We measured system power consumption, sans monitor and speakers, at the wall outlet using a Watts Up Pro power meter. Readings were taken at idle and under a load consisting of a Cinebench 11.5 render alongside the rthdribl HDR lighting demo. We tested with Windows 7's High Performance and Balanced power plans.
The Asus and MSI mobos have handy BIOS switches (dubbed EPU and APS, respectively) that enable advanced power-saving features. Gigabyte has similar power-saving mojo, but it requires a separate Windows application (DES). We tested each board with its extra power-saving capabilities enabled and disabled.
The 990FX systems draw more power than our collection of Sandy Bridge competitors both at idle and under load. Between the two AMD mobos, the Sabertooth has a substantial power-efficiency advantage. The Asus consumes about 20W less than the MSI at idle, and the delta between the two is even larger under load. Switch both into high-performance mode, and the GD80 really starts sucking power at idle. So much for the supposedly superior power efficiency of MSI's fancy-pants electrical components.
Interestingly, the APS and EPU power-saving features have a similar effect on the power drawn by the 990FX systems. In both cases, power consumption falls by modest but measurable margins at idle and under load.

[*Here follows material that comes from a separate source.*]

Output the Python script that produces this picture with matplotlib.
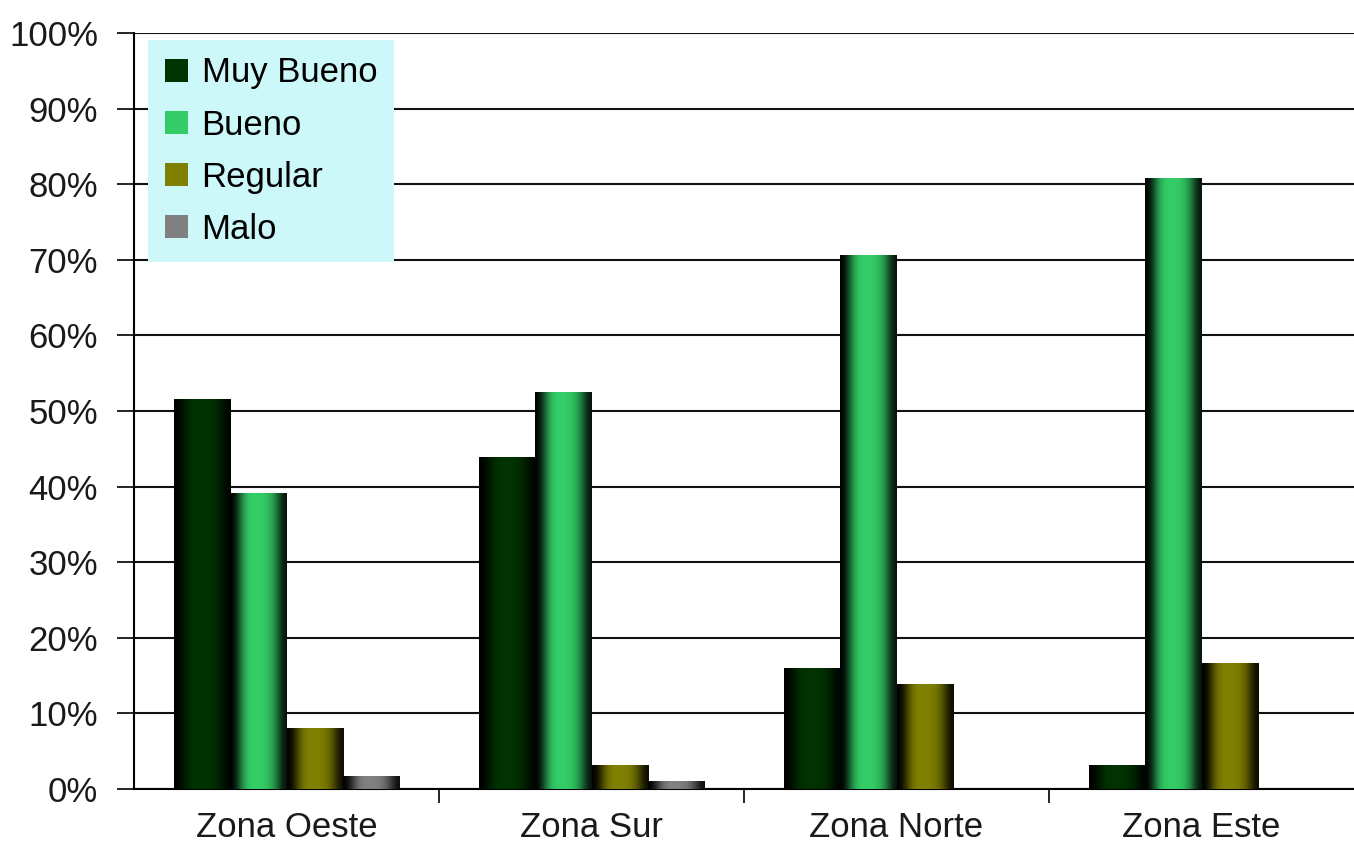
import numpy as np
import matplotlib.pyplot as plt
from matplotlib.colors import LinearSegmentedColormap
from matplotlib.patches import Patch

plt.rcParams['font.family'] = ['Liberation Sans', 'DejaVu Sans']

zonas = ['Zona Oeste', 'Zona Sur', 'Zona Norte', 'Zona Este']
series = ['Muy Bueno', 'Bueno', 'Regular', 'Malo']
muy_bueno = [51.6, 43.9, 16.0, 3.2]
bueno = [39.2, 52.5, 70.6, 80.8]
regular = [8.1, 3.2, 13.9, 16.7]
malo = [1.7, 1.1, 0.0, 0.0]
valores = [muy_bueno, bueno, regular, malo]
colores = ['#003300', '#33cc66', '#808000', '#808080']

fig = plt.figure(figsize=(13.54, 8.59), dpi=100)
ax = fig.add_axes([0.099, 0.0815, 0.901, 0.8801])

x = np.arange(len(zonas))
w = 0.184
# sombreado horizontal tipo cilindro
grad = np.array([0.0, 0.35, 0.8, 1.0, 1.0, 1.0, 0.95, 0.8, 0.45, 0.1])
for i, (vals, col) in enumerate(zip(valores, colores)):
    cmap = LinearSegmentedColormap.from_list('g' + str(i), ['#000000', col])
    pos = x + (i - 1.5) * w
    bars = ax.bar(pos, vals, width=w, color=col, edgecolor='none', zorder=3)
    for b in bars:
        if b.get_height() <= 0:
            continue
        x0, y0 = b.get_x(), b.get_y()
        im = ax.imshow(grad[np.newaxis, :], cmap=cmap, vmin=0, vmax=1,
                       extent=[x0, x0 + b.get_width(), y0, y0 + b.get_height()],
                       aspect='auto', interpolation='bicubic', zorder=3)
        im.set_clip_path(b)

ax.set_xlim(-0.5, 3.5)
ax.set_ylim(0, 100)
ax.set_yticks(np.arange(0, 101, 10))
ax.set_yticklabels([f'{v}%' for v in range(0, 101, 10)], fontsize=25, color='#1a1a1a')
ax.yaxis.grid(True, color='#111111', linewidth=1.5, zorder=0)
ax.set_axisbelow(True)
ax.tick_params(axis='y', length=12, width=1.2, pad=14)

ax.set_xticks(x)
ax.set_xticklabels(zonas, fontsize=25, color='#1a1a1a')
ax.tick_params(axis='x', length=0, pad=16)
ax.set_xticks([0.5, 1.5, 2.5], minor=True)
ax.tick_params(axis='x', which='minor', length=10, width=1.2, direction='out')

for s in ['top', 'right']:
    ax.spines[s].set_visible(False)
ax.spines['left'].set_linewidth(1.5)
ax.spines['bottom'].set_linewidth(1.5)

handles = [Patch(facecolor=c, edgecolor='none') for c in colores]
leg = ax.legend(handles, series, loc='upper left', bbox_to_anchor=(0.0115, 0.991),
                fontsize=25, frameon=True, fancybox=False, handlelength=0.66,
                handleheight=0.66, handletextpad=0.4, labelspacing=0.55,
                borderpad=0.48, borderaxespad=0.0)
leg.get_frame().set_facecolor('#ccf8fa')
leg.get_frame().set_edgecolor('none')
leg.get_frame().set_alpha(1)

fig.savefig('out.png', dpi=100)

With the Sabertooth 990FX and 990FX-GD80, processors can be overclocked by raising the motherboard's base clock speed, increasing the multiplier on unlocked Black Edition CPUs, or combining both approaches. Alternatively, you can leave the whole process in the hands of the auto-overclocking intelligence Asus and MSI have imparted on their respective boards. To keep things focused on the motherboards, we let each one try its hand at overclocking our Phenom II X6 1090T. Next, we dialed back the CPU and memory multipliers to see how high the motherboard's base clock would go with the processor and DIMMs taken out of the equation.
After hitting the handy OC Genie button on the 990FX-GD80, the board booted up at 3.44GHz with a 16X CPU multiplier and a 215MHz base clock speed. CPU-Z listed a CPU voltage of 1.42V, and the system didn't so much as hiccup under a six-way Prime95 load combined with the rthdribl HDR lighting demo. Of course, it was running only 240MHz faster than stock.
Our manual run at the base clock squeezed 255MHz from the board without any extra voltage. CPU-Z reported a CPU voltage of 1.35V this time around, but no amount of additional juice would coax the GD80 to POST with a 260MHz base clock.
The Sabertooth's built-in overclocker proved to be much more aggressive than the GD80's. This so-called OC Tuner settled on a 232MHz base clock speed that pushed the CPU to over 3.7GHz with its default multiplier. According to CPU-Z, the processor needed just 1.37V to maintain this speed, which it did with the same stress test we used on the MSI board.
When we took matters into our own hands, the base clock sailed up to 280MHz with ease. We didn't have to touch the CPU voltage, which CPU-Z reported as 1.3V. The system made it all the way into Windows with a 285MHz base clock. However, Prime95 consistently spit out errors on at least one of the CPU cores, and bumping various voltages didn't alleviate the issue.